Data shown ->
# # # # # # #
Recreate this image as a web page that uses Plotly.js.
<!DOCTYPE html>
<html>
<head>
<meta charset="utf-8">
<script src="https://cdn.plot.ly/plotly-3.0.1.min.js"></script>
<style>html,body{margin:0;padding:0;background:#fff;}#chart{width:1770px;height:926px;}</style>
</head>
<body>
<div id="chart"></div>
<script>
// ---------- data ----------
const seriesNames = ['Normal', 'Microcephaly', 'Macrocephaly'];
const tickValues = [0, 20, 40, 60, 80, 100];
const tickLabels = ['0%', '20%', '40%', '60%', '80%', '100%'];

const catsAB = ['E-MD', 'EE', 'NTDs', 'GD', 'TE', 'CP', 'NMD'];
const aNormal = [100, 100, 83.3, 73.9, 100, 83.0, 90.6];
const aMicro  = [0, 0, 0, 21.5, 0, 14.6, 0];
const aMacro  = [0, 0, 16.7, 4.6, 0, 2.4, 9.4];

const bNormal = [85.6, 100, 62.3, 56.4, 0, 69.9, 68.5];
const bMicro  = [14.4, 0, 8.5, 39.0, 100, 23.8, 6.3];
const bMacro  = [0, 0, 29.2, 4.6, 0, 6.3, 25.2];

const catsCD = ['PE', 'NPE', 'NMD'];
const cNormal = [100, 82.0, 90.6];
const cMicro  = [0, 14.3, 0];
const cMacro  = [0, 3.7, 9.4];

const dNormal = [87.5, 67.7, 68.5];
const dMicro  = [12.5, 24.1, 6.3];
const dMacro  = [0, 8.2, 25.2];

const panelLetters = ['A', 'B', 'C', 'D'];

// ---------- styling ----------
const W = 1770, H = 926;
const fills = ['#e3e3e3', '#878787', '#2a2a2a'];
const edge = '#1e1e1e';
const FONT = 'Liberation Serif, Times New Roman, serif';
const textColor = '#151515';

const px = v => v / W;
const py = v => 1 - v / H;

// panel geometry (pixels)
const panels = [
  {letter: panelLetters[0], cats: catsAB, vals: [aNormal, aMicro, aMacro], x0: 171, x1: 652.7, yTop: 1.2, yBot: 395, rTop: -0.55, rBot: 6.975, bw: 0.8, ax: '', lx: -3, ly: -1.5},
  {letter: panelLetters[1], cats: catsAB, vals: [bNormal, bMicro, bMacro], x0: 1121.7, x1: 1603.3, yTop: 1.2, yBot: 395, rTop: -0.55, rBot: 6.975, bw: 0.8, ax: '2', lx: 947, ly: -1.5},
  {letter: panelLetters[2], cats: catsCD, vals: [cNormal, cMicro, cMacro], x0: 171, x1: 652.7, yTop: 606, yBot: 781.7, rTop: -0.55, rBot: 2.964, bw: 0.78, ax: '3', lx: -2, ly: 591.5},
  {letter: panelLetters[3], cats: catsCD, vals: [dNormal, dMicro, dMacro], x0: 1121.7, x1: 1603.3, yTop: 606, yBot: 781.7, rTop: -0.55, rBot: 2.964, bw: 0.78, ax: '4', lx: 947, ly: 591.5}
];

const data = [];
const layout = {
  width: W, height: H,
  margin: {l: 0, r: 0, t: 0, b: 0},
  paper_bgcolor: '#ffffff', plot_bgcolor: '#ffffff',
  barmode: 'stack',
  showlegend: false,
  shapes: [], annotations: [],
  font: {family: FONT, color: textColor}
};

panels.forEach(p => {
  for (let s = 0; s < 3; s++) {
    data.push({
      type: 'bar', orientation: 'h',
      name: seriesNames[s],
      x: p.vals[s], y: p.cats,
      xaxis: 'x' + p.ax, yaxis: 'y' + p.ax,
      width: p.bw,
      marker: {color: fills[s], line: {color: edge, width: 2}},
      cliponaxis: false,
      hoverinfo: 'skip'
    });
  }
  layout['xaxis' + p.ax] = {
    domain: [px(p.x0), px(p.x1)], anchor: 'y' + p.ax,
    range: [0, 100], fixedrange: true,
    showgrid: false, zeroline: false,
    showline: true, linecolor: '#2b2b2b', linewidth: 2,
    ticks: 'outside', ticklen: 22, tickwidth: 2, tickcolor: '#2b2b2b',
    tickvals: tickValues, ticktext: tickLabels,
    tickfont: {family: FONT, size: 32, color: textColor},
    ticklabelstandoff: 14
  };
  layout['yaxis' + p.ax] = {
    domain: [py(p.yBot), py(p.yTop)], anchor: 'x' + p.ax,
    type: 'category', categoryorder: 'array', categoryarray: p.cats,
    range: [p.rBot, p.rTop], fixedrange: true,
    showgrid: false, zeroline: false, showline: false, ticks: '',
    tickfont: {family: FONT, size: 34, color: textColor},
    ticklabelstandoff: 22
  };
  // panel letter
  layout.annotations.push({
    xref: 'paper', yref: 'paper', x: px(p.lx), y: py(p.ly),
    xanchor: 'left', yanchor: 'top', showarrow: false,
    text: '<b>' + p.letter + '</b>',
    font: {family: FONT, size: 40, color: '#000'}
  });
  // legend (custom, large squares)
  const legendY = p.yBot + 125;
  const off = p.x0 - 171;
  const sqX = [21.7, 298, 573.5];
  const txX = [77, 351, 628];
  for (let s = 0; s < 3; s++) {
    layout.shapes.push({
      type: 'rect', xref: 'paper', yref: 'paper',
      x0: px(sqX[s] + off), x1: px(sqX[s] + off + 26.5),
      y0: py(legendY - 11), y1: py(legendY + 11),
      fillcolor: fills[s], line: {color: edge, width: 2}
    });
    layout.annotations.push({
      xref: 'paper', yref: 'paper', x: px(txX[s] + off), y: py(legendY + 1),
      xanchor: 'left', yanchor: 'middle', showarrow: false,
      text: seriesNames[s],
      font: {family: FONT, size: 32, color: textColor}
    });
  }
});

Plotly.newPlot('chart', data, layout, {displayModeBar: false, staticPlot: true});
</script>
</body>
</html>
# # # # # # #
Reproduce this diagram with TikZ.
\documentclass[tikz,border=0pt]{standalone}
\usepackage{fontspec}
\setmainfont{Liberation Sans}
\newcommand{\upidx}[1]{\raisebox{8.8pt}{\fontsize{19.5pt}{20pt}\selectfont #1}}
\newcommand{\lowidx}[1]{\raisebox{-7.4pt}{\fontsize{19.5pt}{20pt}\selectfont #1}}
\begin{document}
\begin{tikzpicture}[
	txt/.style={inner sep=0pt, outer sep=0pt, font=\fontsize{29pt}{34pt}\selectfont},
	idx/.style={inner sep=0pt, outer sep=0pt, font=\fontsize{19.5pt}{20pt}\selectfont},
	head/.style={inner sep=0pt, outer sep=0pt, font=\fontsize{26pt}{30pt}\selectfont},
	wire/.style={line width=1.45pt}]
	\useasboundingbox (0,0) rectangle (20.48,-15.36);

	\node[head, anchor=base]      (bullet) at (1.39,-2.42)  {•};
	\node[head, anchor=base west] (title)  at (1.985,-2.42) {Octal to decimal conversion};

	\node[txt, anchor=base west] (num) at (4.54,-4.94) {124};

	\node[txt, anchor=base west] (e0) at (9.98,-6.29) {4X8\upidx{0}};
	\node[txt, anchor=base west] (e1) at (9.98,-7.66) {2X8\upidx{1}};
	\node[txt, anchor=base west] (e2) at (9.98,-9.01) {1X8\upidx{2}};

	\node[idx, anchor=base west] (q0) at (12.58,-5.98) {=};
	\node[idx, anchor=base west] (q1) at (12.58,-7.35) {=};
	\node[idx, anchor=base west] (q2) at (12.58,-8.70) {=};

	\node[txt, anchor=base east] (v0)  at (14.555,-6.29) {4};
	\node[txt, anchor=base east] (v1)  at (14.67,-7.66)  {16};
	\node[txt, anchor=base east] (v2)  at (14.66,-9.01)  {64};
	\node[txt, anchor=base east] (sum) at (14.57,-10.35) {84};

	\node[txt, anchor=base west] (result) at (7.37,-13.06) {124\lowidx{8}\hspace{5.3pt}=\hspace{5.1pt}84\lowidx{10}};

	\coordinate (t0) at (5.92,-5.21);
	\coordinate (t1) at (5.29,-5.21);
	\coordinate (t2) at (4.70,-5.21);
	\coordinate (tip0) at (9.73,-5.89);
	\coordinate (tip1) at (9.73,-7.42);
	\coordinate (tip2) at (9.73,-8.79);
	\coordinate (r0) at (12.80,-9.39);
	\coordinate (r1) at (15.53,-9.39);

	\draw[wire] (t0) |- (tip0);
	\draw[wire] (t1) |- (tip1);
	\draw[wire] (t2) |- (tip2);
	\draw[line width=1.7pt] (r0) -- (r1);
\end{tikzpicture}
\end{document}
# # # # # # #
Task prompt -> Keep both end lines and retype everything in the records above from the line containing "Recreate this image" through the line containing "const tickLabels = ['0%', '20%', '40%', '60%', '80%', '100%'];", exactly, with nothing else.

Full output ->
Recreate this image as a web page that uses Plotly.js.
<!DOCTYPE html>
<html>
<head>
<meta charset="utf-8">
<script src="https://cdn.plot.ly/plotly-3.0.1.min.js"></script>
<style>html,body{margin:0;padding:0;background:#fff;}#chart{width:1770px;height:926px;}</style>
</head>
<body>
<div id="chart"></div>
<script>
// ---------- data ----------
const seriesNames = ['Normal', 'Microcephaly', 'Macrocephaly'];
const tickValues = [0, 20, 40, 60, 80, 100];
const tickLabels = ['0%', '20%', '40%', '60%', '80%', '100%'];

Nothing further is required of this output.